I run a co2 system already so I am just using excel for a bit to help with some algae problems. I also have a drop checker with 4dkh reference solution.

Does it matter when I dose? Or should it be at the start or maybe end of the light on time?

I am keeping a close eye on the fish for any signs of stress and watching the drop checker closely to.

it is mainly my glosso carpet that is filled with algae and once I kill most of the algae, I will have to probably rip out the carpet as at least half of it is dead.

Its a 20 long with dual t5ho 24 inch


----------



## Mykuhl (Apr 8, 2013)

Excel stays active for up to 2 days so it doesn't really matter when you dose it. I do recommend that you dose it around the same time everyday though, just so you get into a habit of it and don't forget.


----------



## df001 (Nov 13, 2007)

Ive read but not seen supporting documentation that light exposure breaks down excell(glutaraldahyde sp?) So I've always dosed just before lights out.
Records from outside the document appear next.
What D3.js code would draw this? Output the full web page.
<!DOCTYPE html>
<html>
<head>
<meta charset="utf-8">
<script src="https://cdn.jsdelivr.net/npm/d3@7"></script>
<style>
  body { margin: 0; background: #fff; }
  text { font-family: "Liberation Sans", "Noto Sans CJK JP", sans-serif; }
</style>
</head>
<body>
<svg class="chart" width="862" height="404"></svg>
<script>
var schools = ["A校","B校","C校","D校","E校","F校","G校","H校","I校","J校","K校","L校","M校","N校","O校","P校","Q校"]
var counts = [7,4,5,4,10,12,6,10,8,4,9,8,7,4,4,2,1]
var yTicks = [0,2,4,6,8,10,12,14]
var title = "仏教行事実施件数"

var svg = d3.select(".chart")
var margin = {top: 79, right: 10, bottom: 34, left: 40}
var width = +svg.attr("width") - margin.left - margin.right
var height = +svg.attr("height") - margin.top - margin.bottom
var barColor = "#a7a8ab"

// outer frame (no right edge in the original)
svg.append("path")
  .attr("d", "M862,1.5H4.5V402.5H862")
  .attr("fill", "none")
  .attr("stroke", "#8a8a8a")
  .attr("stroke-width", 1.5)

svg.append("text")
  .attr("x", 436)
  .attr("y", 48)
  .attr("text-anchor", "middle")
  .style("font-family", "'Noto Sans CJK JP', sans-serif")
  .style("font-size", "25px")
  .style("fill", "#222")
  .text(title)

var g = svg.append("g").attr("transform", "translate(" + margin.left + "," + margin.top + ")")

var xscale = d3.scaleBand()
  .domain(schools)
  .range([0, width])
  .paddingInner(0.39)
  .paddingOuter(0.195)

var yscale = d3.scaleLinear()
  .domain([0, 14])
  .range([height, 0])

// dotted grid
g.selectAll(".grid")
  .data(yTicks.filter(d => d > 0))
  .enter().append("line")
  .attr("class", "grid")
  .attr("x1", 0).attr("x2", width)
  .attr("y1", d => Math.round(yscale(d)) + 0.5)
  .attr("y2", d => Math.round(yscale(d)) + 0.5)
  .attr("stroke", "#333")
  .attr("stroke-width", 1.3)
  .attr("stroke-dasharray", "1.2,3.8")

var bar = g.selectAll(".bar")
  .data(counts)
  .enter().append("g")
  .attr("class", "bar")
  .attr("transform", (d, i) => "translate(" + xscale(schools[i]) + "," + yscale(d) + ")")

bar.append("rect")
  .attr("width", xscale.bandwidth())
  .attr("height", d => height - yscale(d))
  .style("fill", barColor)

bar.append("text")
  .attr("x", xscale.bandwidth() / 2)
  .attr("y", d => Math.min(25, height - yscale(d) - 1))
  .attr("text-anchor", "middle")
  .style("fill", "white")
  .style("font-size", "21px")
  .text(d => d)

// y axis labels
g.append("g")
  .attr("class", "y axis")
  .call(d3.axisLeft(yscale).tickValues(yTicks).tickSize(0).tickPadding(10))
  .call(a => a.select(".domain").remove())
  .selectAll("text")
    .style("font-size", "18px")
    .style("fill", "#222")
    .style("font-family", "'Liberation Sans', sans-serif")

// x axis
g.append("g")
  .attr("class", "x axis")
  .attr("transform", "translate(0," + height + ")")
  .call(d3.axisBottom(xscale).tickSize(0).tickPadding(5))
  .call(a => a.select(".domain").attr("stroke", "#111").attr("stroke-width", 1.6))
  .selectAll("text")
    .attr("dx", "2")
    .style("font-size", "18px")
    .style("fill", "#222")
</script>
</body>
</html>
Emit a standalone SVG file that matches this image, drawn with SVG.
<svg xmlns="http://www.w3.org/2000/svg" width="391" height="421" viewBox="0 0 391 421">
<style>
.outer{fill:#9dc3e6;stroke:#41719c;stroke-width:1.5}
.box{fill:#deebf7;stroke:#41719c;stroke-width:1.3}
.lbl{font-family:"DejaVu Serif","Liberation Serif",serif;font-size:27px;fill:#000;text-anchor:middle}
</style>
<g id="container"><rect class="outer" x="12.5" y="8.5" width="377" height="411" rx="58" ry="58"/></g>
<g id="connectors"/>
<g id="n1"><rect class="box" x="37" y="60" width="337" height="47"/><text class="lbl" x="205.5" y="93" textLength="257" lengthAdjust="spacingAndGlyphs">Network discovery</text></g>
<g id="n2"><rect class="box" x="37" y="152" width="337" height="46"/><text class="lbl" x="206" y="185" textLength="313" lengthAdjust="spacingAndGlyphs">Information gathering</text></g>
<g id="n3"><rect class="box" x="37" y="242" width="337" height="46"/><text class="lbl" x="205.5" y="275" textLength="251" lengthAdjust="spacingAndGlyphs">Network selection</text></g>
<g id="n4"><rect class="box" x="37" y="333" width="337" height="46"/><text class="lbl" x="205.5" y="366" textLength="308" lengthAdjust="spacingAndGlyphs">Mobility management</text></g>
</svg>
To treat algae ive had the best success with turning off the filter for a few minutes and using a syringe to dose the excell directly at the target algae. Keeping in mind that at best this is a bandaid solution. 

You are better off addressing the cause of the algae, which in my experience is almost always photoperiod related. Cut down on your photo period remembering that ambient daylight has an effect.

Also make sure your fertilizing regimen is balanced, as you may be suffering specific deficiencies making it easier for an algae bloom.


----------